● Problem description
Write out again, word for word, the lines below from the line that holds "Rebuild this chart" through the line that holds "import matplotlib.patches as mpatches", omitting pictures.
------------------------
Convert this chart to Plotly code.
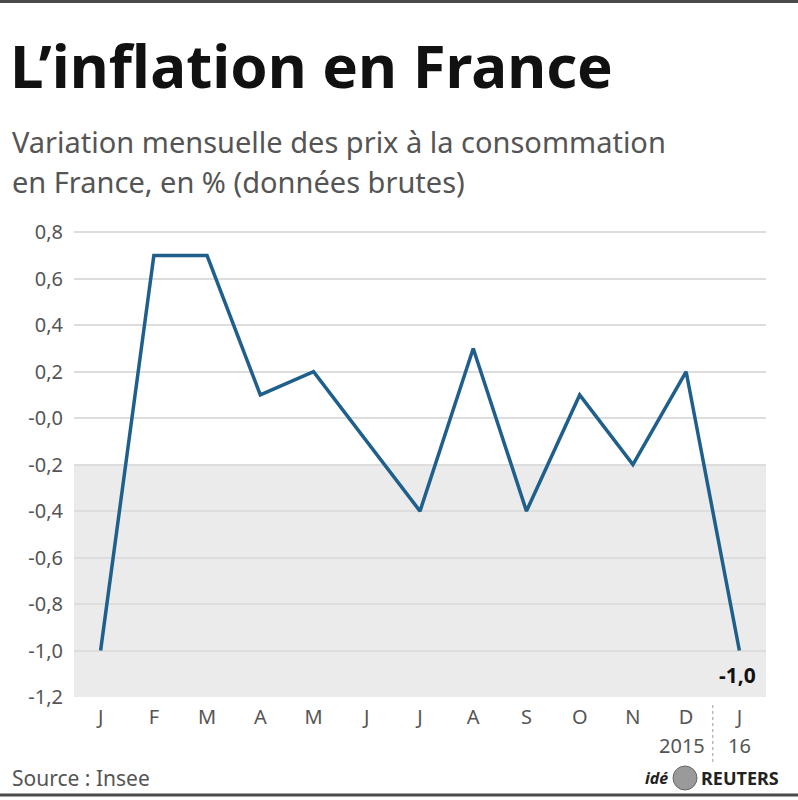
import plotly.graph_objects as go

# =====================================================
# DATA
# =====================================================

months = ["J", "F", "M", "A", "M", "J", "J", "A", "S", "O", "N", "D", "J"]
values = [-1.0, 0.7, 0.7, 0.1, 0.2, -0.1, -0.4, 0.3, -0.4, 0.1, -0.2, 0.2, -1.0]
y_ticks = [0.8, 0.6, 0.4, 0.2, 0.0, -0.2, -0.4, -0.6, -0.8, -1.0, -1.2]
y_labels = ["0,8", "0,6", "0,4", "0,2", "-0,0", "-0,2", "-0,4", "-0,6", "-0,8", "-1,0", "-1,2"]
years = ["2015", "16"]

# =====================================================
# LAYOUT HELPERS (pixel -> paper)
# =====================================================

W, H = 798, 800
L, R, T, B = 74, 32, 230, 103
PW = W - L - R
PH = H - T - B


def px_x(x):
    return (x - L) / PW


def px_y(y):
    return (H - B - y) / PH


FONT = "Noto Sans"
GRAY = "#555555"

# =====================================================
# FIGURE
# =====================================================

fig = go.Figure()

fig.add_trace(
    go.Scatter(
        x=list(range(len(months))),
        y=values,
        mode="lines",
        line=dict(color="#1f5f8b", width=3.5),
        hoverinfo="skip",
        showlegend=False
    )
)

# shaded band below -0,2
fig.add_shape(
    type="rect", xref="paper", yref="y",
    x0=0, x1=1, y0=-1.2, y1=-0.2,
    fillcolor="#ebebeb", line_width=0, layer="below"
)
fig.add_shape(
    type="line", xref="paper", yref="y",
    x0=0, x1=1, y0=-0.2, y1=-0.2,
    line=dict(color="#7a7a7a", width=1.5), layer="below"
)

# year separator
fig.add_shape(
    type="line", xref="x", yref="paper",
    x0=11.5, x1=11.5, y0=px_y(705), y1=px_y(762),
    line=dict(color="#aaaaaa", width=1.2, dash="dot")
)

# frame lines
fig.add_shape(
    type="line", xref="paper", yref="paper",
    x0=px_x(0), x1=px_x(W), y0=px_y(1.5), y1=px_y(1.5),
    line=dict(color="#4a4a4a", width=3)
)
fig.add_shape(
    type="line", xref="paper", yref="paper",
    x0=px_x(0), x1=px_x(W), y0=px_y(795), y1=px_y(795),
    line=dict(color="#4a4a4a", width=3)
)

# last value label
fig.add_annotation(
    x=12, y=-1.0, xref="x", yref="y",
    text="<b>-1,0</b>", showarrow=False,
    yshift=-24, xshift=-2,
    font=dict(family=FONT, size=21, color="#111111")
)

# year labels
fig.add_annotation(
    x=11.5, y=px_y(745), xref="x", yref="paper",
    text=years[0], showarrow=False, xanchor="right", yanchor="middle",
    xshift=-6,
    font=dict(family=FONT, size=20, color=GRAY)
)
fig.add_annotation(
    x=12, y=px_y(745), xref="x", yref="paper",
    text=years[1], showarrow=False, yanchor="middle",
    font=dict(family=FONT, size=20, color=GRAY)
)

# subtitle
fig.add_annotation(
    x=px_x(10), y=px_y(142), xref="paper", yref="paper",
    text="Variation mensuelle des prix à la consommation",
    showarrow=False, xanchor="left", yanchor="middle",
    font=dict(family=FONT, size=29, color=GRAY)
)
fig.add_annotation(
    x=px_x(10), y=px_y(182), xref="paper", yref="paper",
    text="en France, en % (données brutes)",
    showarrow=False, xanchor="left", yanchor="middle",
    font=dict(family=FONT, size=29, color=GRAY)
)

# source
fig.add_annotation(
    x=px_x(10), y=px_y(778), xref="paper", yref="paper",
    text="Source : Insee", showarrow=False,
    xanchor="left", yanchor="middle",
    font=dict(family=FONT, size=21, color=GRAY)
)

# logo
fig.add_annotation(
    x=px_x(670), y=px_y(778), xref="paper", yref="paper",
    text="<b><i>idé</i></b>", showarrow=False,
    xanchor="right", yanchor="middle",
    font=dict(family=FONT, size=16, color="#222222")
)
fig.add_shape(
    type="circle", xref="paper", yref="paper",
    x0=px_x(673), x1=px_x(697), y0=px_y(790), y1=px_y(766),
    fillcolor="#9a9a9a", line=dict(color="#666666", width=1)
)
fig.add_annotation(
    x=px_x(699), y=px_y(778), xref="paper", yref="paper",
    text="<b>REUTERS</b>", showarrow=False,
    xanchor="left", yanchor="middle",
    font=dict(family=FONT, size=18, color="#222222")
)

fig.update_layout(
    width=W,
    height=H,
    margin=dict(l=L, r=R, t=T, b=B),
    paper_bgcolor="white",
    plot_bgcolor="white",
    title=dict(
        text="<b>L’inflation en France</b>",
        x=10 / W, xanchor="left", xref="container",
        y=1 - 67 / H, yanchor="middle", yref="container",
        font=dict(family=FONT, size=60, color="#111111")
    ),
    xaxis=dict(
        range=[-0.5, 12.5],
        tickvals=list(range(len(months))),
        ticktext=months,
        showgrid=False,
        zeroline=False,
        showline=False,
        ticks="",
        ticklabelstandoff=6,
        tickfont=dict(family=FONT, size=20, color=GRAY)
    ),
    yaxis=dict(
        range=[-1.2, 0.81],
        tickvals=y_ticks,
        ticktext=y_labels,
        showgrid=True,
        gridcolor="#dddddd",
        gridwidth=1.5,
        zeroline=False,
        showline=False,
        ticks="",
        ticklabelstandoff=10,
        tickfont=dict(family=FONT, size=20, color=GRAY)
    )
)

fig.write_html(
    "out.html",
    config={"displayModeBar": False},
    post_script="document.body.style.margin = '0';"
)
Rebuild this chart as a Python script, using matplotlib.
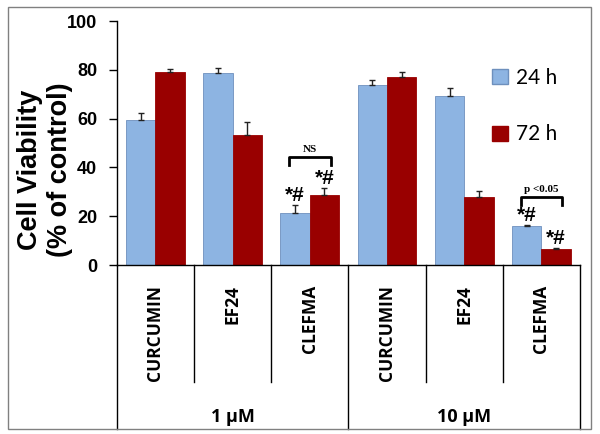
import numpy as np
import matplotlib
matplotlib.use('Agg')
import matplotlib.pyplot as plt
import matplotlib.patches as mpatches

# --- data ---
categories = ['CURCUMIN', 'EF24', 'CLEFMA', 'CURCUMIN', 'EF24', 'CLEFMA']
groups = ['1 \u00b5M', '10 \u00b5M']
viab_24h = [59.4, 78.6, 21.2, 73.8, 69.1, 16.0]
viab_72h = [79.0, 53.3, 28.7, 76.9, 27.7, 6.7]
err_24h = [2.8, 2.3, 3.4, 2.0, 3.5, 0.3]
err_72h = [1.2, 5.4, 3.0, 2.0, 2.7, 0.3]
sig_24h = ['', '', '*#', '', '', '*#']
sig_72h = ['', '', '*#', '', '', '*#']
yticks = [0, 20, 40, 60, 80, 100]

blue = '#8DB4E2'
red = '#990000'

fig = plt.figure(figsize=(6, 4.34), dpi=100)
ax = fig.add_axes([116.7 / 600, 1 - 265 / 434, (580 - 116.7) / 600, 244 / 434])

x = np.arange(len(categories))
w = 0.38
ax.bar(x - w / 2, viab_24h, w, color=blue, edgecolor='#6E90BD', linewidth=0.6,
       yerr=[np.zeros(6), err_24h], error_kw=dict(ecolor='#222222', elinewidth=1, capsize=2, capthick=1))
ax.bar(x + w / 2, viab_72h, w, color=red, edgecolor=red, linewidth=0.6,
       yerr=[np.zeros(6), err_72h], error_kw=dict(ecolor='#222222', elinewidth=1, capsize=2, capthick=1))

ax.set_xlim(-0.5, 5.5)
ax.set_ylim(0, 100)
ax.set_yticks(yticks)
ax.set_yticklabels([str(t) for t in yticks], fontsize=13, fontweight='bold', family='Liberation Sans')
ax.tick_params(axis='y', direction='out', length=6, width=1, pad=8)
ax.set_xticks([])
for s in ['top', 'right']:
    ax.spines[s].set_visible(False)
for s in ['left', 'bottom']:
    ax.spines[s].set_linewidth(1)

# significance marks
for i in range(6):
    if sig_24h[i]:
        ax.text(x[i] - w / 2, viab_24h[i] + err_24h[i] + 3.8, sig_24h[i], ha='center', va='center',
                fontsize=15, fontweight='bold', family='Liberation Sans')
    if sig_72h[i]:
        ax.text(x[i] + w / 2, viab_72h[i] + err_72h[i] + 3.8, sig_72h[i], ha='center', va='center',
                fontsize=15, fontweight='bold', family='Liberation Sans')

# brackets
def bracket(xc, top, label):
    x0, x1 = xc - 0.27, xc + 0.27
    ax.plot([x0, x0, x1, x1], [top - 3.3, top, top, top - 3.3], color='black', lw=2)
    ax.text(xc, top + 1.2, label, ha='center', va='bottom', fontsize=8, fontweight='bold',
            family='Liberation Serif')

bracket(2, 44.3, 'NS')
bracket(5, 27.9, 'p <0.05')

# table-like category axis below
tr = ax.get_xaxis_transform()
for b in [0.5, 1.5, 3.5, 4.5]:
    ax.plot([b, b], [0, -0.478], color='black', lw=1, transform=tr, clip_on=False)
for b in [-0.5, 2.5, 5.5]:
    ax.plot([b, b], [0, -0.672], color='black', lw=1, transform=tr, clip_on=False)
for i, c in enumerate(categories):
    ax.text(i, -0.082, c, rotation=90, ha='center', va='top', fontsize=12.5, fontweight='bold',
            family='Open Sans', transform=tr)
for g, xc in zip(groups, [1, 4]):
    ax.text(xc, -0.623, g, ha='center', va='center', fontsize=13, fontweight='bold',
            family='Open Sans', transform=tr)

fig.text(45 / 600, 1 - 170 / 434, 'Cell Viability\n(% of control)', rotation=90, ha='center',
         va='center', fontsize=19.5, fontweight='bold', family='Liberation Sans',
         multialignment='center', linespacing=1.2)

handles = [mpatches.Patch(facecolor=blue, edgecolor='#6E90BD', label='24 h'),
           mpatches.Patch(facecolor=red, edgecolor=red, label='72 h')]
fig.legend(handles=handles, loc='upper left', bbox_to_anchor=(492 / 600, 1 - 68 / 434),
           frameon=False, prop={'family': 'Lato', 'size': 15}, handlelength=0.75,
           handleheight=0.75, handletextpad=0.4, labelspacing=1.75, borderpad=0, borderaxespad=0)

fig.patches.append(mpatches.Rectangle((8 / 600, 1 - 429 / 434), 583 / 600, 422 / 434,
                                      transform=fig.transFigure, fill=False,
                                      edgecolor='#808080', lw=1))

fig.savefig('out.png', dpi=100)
------------------------
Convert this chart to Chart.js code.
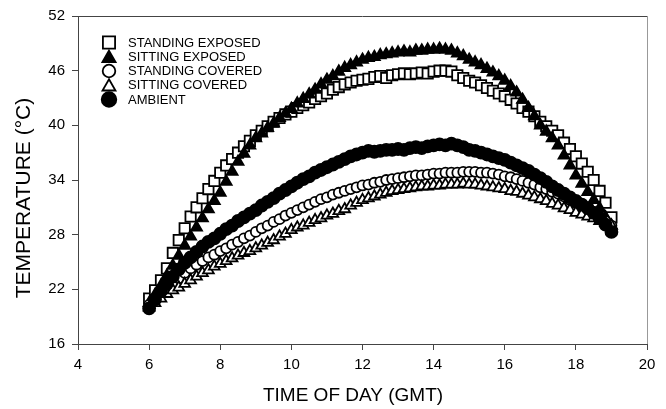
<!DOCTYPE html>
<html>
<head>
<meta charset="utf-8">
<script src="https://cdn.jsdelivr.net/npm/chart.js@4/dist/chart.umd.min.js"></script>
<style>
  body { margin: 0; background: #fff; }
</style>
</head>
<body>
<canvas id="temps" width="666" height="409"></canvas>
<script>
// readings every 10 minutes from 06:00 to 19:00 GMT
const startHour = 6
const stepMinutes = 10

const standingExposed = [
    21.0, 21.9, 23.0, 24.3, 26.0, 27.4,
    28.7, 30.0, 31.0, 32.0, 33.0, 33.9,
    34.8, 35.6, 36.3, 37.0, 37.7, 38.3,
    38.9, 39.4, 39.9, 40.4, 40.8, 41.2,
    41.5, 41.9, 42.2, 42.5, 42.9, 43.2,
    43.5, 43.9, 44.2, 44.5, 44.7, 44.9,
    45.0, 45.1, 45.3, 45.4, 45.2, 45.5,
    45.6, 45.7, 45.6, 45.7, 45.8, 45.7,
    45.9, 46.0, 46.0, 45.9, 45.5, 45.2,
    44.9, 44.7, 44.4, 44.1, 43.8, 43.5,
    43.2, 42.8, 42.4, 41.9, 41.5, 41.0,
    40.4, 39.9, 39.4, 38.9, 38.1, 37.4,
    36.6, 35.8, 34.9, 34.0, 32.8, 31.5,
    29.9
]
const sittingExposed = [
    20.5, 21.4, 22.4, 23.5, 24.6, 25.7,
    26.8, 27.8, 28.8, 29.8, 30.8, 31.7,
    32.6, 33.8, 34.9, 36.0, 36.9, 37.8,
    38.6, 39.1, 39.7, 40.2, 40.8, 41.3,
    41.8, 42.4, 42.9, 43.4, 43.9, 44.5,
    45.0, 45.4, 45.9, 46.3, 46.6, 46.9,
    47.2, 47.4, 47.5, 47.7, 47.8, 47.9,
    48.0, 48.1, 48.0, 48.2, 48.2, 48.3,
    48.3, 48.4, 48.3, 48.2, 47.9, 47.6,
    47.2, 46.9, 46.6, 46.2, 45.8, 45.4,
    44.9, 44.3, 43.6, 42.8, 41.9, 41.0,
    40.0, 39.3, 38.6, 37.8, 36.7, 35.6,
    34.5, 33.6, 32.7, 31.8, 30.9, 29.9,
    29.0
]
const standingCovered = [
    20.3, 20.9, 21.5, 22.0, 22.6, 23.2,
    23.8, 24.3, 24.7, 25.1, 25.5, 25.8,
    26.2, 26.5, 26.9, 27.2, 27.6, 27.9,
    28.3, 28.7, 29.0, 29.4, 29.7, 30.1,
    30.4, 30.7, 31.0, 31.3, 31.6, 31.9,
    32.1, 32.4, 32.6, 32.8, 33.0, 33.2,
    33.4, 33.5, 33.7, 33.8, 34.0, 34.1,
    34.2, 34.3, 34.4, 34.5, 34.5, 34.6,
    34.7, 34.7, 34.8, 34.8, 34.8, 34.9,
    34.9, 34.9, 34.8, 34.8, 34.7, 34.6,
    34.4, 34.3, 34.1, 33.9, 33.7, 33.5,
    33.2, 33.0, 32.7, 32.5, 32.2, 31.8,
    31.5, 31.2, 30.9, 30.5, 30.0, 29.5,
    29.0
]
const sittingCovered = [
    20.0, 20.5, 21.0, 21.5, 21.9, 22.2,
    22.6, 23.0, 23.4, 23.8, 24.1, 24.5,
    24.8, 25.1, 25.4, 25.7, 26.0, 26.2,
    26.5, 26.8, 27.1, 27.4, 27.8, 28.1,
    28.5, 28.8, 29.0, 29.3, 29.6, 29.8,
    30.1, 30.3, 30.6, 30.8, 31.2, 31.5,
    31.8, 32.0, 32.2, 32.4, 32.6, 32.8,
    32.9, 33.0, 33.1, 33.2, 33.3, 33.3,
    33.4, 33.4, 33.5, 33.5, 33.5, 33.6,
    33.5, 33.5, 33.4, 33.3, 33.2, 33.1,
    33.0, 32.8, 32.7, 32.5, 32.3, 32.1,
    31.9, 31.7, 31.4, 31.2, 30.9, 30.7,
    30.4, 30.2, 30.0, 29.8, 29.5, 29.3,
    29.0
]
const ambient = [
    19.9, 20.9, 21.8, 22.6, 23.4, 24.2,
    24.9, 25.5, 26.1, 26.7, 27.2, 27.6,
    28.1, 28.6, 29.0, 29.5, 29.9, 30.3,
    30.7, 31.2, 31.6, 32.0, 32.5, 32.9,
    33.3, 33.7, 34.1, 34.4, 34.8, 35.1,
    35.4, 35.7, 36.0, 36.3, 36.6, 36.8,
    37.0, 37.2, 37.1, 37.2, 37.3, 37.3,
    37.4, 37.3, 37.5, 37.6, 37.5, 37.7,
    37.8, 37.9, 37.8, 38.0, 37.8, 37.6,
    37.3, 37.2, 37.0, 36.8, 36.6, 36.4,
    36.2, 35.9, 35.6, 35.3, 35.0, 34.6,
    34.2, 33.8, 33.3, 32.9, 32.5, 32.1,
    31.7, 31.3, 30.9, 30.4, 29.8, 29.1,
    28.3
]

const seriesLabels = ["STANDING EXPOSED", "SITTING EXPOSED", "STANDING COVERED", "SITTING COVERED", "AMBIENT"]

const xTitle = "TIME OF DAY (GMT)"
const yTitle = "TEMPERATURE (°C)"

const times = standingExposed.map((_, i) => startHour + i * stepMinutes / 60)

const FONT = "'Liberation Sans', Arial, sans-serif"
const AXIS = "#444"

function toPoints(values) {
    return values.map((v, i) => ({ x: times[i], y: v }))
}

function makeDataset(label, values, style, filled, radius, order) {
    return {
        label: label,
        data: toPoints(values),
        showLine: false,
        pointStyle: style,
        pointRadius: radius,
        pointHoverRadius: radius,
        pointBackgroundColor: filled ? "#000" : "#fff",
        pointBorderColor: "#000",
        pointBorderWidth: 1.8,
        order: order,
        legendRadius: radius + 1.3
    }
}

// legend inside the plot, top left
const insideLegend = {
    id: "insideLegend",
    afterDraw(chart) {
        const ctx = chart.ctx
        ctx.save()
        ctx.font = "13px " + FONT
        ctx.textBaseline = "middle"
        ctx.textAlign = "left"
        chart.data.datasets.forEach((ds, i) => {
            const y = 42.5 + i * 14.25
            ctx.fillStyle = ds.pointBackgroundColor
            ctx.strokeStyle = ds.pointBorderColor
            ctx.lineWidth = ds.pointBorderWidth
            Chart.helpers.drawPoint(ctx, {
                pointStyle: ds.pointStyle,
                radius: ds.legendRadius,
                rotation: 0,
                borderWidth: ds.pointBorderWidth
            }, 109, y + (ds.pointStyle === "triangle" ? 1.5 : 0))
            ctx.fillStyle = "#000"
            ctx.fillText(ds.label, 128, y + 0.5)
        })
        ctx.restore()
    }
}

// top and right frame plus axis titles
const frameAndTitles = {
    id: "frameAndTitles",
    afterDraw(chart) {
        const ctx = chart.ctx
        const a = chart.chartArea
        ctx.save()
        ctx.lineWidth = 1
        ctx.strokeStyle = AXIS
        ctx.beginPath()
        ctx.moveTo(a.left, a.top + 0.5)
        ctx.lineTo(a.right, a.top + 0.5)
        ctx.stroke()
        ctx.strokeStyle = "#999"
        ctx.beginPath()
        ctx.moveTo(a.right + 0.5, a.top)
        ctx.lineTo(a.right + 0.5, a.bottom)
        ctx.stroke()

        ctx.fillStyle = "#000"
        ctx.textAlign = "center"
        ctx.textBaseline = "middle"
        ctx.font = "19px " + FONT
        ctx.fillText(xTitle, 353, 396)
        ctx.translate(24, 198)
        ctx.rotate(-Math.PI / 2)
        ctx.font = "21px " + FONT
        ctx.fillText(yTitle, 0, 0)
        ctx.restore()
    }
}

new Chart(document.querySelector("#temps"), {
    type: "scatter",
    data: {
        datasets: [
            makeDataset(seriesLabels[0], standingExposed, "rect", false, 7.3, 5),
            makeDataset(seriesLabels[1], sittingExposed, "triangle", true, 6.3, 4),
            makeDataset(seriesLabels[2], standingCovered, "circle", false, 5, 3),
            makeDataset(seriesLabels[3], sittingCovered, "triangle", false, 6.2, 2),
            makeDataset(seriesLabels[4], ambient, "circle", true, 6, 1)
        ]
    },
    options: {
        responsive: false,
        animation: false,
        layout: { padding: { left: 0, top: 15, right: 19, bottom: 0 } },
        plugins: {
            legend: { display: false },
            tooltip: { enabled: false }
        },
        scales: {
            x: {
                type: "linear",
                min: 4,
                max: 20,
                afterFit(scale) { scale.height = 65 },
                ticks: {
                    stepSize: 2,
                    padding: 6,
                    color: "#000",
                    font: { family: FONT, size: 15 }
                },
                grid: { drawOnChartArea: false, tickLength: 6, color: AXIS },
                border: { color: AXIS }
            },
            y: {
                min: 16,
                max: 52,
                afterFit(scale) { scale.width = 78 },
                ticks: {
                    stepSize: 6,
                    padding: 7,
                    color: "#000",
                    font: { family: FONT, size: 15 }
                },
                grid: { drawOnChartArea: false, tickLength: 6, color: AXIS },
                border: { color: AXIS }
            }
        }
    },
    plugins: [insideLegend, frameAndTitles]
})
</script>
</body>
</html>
------------------------
● Answer to this task
Rebuild this chart as a Python script, using matplotlib.
import numpy as np
import matplotlib
matplotlib.use('Agg')
import matplotlib.pyplot as plt
import matplotlib.patches as mpatches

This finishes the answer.